With his mid-Eighties masterpiece Rain Dogs, Tom Waits somehow re-routed the entire history of R&B, jazz, folk and popular song through his peculiar junkyard sensibility, American pop culture re-emerging bolted together in oddly beguiling new shapes, within whose whiskery strains lurked an engaging cast of scufflers, low-lifes and bad boys.

This timely 25th anniversary celebration is undertaken in an appropriately adventurous spirit, its internationally sourced succession of singers supported by a house band of startling range. Former Elvis Costello keyboardist Steve Nieve, for example, layers myriad textures of organ, piano and harmonium, excelling with a heartbreakingly beautiful melodica part on "Blind Love"; and Terry Edwards is a blur of energy as he switches between saxes, trumpet, flute and guitar.

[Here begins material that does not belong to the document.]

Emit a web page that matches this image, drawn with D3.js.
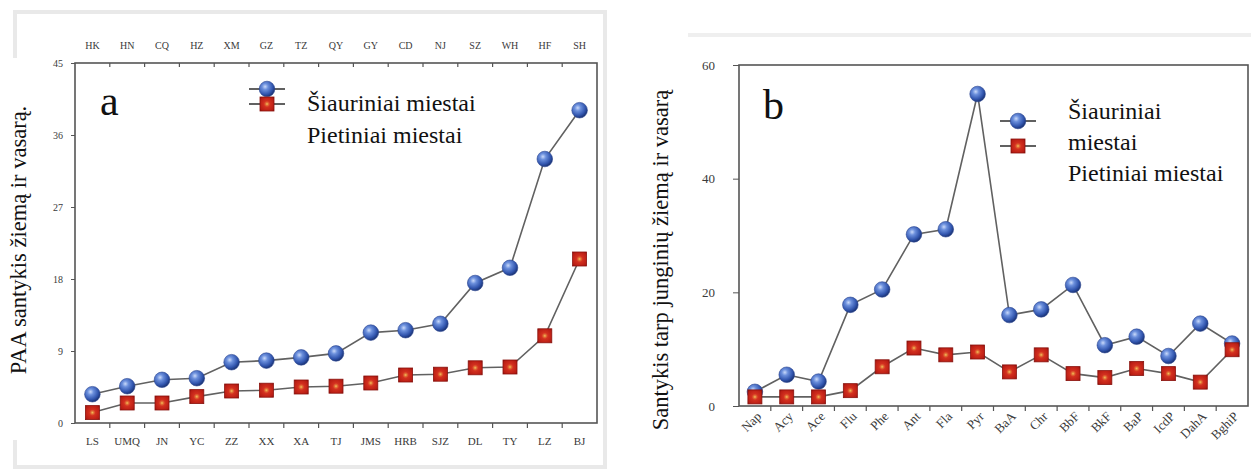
<!DOCTYPE html>
<html>
<head>
<meta charset="utf-8">
<script src="https://cdn.jsdelivr.net/npm/d3@7"></script>
<style>
body { margin: 0; background: #fff; }
svg { display: block; }
.tick text { font-family: "Liberation Serif", "DejaVu Serif", serif; fill: #3a3a3a; }
</style>
</head>
<body>
<svg id="ChartSvg" width="1251" height="473"></svg>
<script>
// panel a: ratio winter/summer per city
var citiesNorth = ['LS', 'UMQ', 'JN', 'YC', 'ZZ', 'XX', 'XA', 'TJ', 'JMS', 'HRB', 'SJZ', 'DL', 'TY', 'LZ', 'BJ']
var citiesSouth = ['HK', 'HN', 'CQ', 'HZ', 'XM', 'GZ', 'TZ', 'QY', 'GY', 'CD', 'NJ', 'SZ', 'WH', 'HF', 'SH']
var northA = [3.6, 4.6, 5.4, 5.6, 7.6, 7.8, 8.2, 8.7, 11.3, 11.6, 12.4, 17.5, 19.4, 33.0, 39.1]
var southA = [1.3, 2.5, 2.5, 3.3, 4.0, 4.1, 4.5, 4.6, 5.0, 6.0, 6.1, 6.9, 7.0, 10.9, 20.5]
var ticksA = [0, 9, 18, 27, 36, 45]

// panel b: ratio per compound
var compounds = ['Nap', 'Acy', 'Ace', 'Flu', 'Phe', 'Ant', 'Fla', 'Pyr', 'BaA', 'Chr', 'BbF', 'BkF', 'BaP', 'IcdP', 'DahA', 'BghiP']
var northB = [2.5, 5.5, 4.3, 17.8, 20.5, 30.2, 31.1, 54.9, 16.0, 17.0, 21.3, 10.7, 12.2, 8.8, 14.5, 11.0]
var southB = [1.6, 1.6, 1.6, 2.7, 6.9, 10.2, 9.0, 9.5, 6.0, 9.0, 5.7, 5.0, 6.6, 5.7, 4.2, 9.9]
var ticksB = [0, 20, 40, 60]

var legendText = ['Šiauriniai miestai', 'Pietiniai miestai']

var svg = d3.select('#ChartSvg')
var serif = '"Liberation Serif", "DejaVu Serif", serif'

var defs = svg.append('defs')
var ball = defs.append('radialGradient').attr('id', 'ball')
    .attr('cx', '38%').attr('cy', '35%').attr('r', '65%')
ball.append('stop').attr('offset', '0%').attr('stop-color', '#c9d9fa')
ball.append('stop').attr('offset', '30%').attr('stop-color', '#6b8fdc')
ball.append('stop').attr('offset', '75%').attr('stop-color', '#3155ae')
ball.append('stop').attr('offset', '100%').attr('stop-color', '#1c3577')
var box = defs.append('radialGradient').attr('id', 'box')
    .attr('cx', '50%').attr('cy', '50%').attr('r', '70%')
box.append('stop').attr('offset', '0%').attr('stop-color', '#f2c25a')
box.append('stop').attr('offset', '16%').attr('stop-color', '#e06a34')
box.append('stop').attr('offset', '32%').attr('stop-color', '#d3301f')
box.append('stop').attr('offset', '80%').attr('stop-color', '#b81c14')
box.append('stop').attr('offset', '100%').attr('stop-color', '#7e0f0b')

// faint borders of the source figure
svg.append('rect').attr('x', 15).attr('y', 12).attr('width', 590).attr('height', 455)
    .attr('fill', 'none').attr('stroke', '#e9e9e9').attr('stroke-width', 4)
svg.append('rect').attr('x', 4).attr('y', 58).attr('width', 36).attr('height', 382).attr('fill', '#fff')
svg.append('line').attr('x1', 688).attr('x2', 1251).attr('y1', 35).attr('y2', 35)
    .attr('stroke', '#efefef').attr('stroke-width', 4)

function drawBall(g, x, y, r) {
    g.append('circle').attr('cx', x).attr('cy', y).attr('r', r)
        .attr('fill', 'url(#ball)').attr('stroke', '#2a4590').attr('stroke-width', 0.6)
}
function drawBox(g, x, y, s) {
    g.append('rect').attr('x', x - s / 2).attr('y', y - s / 2).attr('width', s).attr('height', s)
        .attr('fill', 'url(#box)').attr('stroke', '#8a130e').attr('stroke-width', 0.8)
}

function drawPanel(p) {
    var g = svg.append('g')
    var x = d3.scaleBand().domain(p.cats).range([p.left, p.right]).padding(0)
    var y = d3.scaleLinear().domain([0, p.ymax]).range([p.bottom, p.top])
    var cx = function (i) { return x(p.cats[i]) + x.bandwidth() / 2 }

    g.append('rect').attr('x', p.left).attr('y', p.top)
        .attr('width', p.right - p.left).attr('height', p.bottom - p.top)
        .attr('fill', '#fff').attr('stroke', '#555').attr('stroke-width', 1.6)

    var yAxis = g.append('g').attr('transform', `translate(${p.left},0)`)
        .call(d3.axisLeft(y).tickValues(p.yticks).tickSize(p.ytickSize).tickPadding(p.ytickPad))
    yAxis.select('.domain').remove()
    yAxis.selectAll('.tick line').attr('stroke', '#555')
    yAxis.selectAll('text').style('font-size', p.yfont + 'px')

    var xAxis = g.append('g').attr('transform', `translate(0,${p.bottom})`)
        .call(d3.axisBottom(x).tickSize(0).tickPadding(p.xtickPad))
    xAxis.select('.domain').remove()
    xAxis.selectAll('text').style('font-size', p.xfont + 'px')
    if (p.rotate) {
        xAxis.selectAll('text')
            .attr('text-anchor', 'end')
            .attr('dy', '0.35em')
            .attr('transform', `translate(4,${p.xtickPad}) rotate(-45)`)
            .attr('y', 0).attr('x', 0)
    }
    // ticks on band boundaries
    for (i = 1; i < p.cats.length; i++) {
        g.append('line').attr('x1', x(p.cats[i])).attr('x2', x(p.cats[i]))
            .attr('y1', p.bottom).attr('y2', p.bottom + 5).attr('stroke', '#555').attr('stroke-width', 1.2)
    }
    if (p.topCats) {
        var xTop = d3.scaleBand().domain(p.topCats).range([p.left, p.right]).padding(0)
        var topAxis = g.append('g').attr('transform', `translate(0,${p.top})`)
            .call(d3.axisTop(xTop).tickSize(0).tickPadding(14))
        topAxis.select('.domain').remove()
        topAxis.selectAll('text').style('font-size', '10px')
        for (i = 1; i < p.topCats.length; i++) {
            g.append('line').attr('x1', xTop(p.topCats[i])).attr('x2', xTop(p.topCats[i]))
                .attr('y1', p.top).attr('y2', p.top + 4).attr('stroke', '#555').attr('stroke-width', 1.2)
        }
    }

    var line = d3.line().x(function (d, i) { return cx(i) }).y(function (d) { return y(d) })
    g.append('path').datum(p.north).attr('d', line)
        .attr('fill', 'none').attr('stroke', '#616161').attr('stroke-width', 1.6)
    g.append('path').datum(p.south).attr('d', line)
        .attr('fill', 'none').attr('stroke', '#616161').attr('stroke-width', 1.6)
    for (i = 0; i < p.north.length; i++) drawBall(g, cx(i), y(p.north[i]), 7.8)
    for (i = 0; i < p.south.length; i++) drawBox(g, cx(i), y(p.south[i]), 14)

    // panel letter
    g.append('text').attr('x', p.letterX).attr('y', p.letterY)
        .style('font-family', serif).style('font-size', '42px').attr('fill', '#111')
        .text(p.letter)

    // y label
    g.append('text')
        .attr('transform', `translate(${p.labelX},${p.labelY}) rotate(-90)`)
        .attr('text-anchor', 'middle')
        .style('font-family', serif).style('font-size', '22.5px').attr('fill', '#111')
        .text(p.label)

    // legend
    var lg = g.append('g')
    lg.append('line').attr('x1', p.legX - 18).attr('x2', p.legX + 18).attr('y1', p.legY1).attr('y2', p.legY1)
        .attr('stroke', '#616161').attr('stroke-width', 2)
    lg.append('line').attr('x1', p.legX - 18).attr('x2', p.legX + 18).attr('y1', p.legY2).attr('y2', p.legY2)
        .attr('stroke', '#616161').attr('stroke-width', 2)
    drawBall(lg, p.legX, p.legY1, 7.8)
    drawBox(lg, p.legX, p.legY2, 14)
    p.legLines.forEach(function (t, k) {
        lg.append('text').attr('x', p.legTextX).attr('y', p.legTextY + k * p.legStep)
            .style('font-family', serif).style('font-size', '24px').attr('fill', '#111')
            .text(t)
    })
}

drawPanel({
    cats: citiesNorth, topCats: citiesSouth, north: northA, south: southA,
    ymax: 45, yticks: ticksA, left: 75, right: 597, top: 63, bottom: 423,
    ytickSize: 4, ytickPad: 8, yfont: 10, xtickPad: 14, xfont: 11, rotate: false,
    letter: 'a', letterX: 100, letterY: 115,
    label: 'PAA santykis žiemą ir vasarą.', labelX: 26, labelY: 240,
    legX: 267, legY1: 89, legY2: 104, legTextX: 307,
    legTextY: 111, legStep: 32, legLines: legendText
})

drawPanel({
    cats: compounds, north: northB, south: southB,
    ymax: 60, yticks: ticksB, left: 739, right: 1248, top: 65, bottom: 406,
    ytickSize: 6, ytickPad: 18, yfont: 13, xtickPad: 8, xfont: 13, rotate: true,
    letter: 'b', letterX: 763, letterY: 119,
    label: 'Santykis tarp junginių žiemą ir vasarą', labelX: 668, labelY: 260,
    legX: 1018, legY1: 121, legY2: 146, legTextX: 1068,
    legTextY: 119, legStep: 31, legLines: ['Šiauriniai', 'miestai', 'Pietiniai miestai']
})
</script>
</body>
</html>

But it's Thomas Bloch who dazzles most, drawing an extraordinary range of sounds from his Ondes Martenot, glass harmonica, and the bizarre reverberations of the Cristal Baschet, whose resonant rods and outsize metal cones dominate the rear of the stage. The combination of his delicate drones and David Coulter's bowed-saw whine makes the poignant setting for both Camille O'Sullivan's whispered "Hang Down Your Head" and Arthur H's wistful "Time".

Elsewhere, O'Sullivan's exuberant, madcap "Singapore" is done as a sort of benign berserker march, ending with Tom Herbert drawing wooden-ship creaks and groans from his bass as the singer sways back and forth. The Tiger Lillies bring their own absurdist cabaret manner to bear on "Rain Dogs" and "Diamonds & Gold", then mad Swiss punk-folker Erika Stucky arrives, dragging a shovel through the auditorium before keening and murmuring her way through "Jockey Full of Bourbon" and a cacophonous medley of "Union Square/Down Down Down".

The folksy Stef Kamil Carlens capers through a "Cemetery Polka" that he describes with acuity as sounding "like all your dead relatives have come to life, and you owe them money", before US chanteuse St Vincent sails through two of the album's most affecting melodies, "Downtown Train" and "Tango Till They're Sore", with Gallic singer Arthur H bringing proceedings to a close with a funky, swaying "Clap Hands" and a moving "Time". Tom Waits himself would surely struggle to equal the evening's diversity.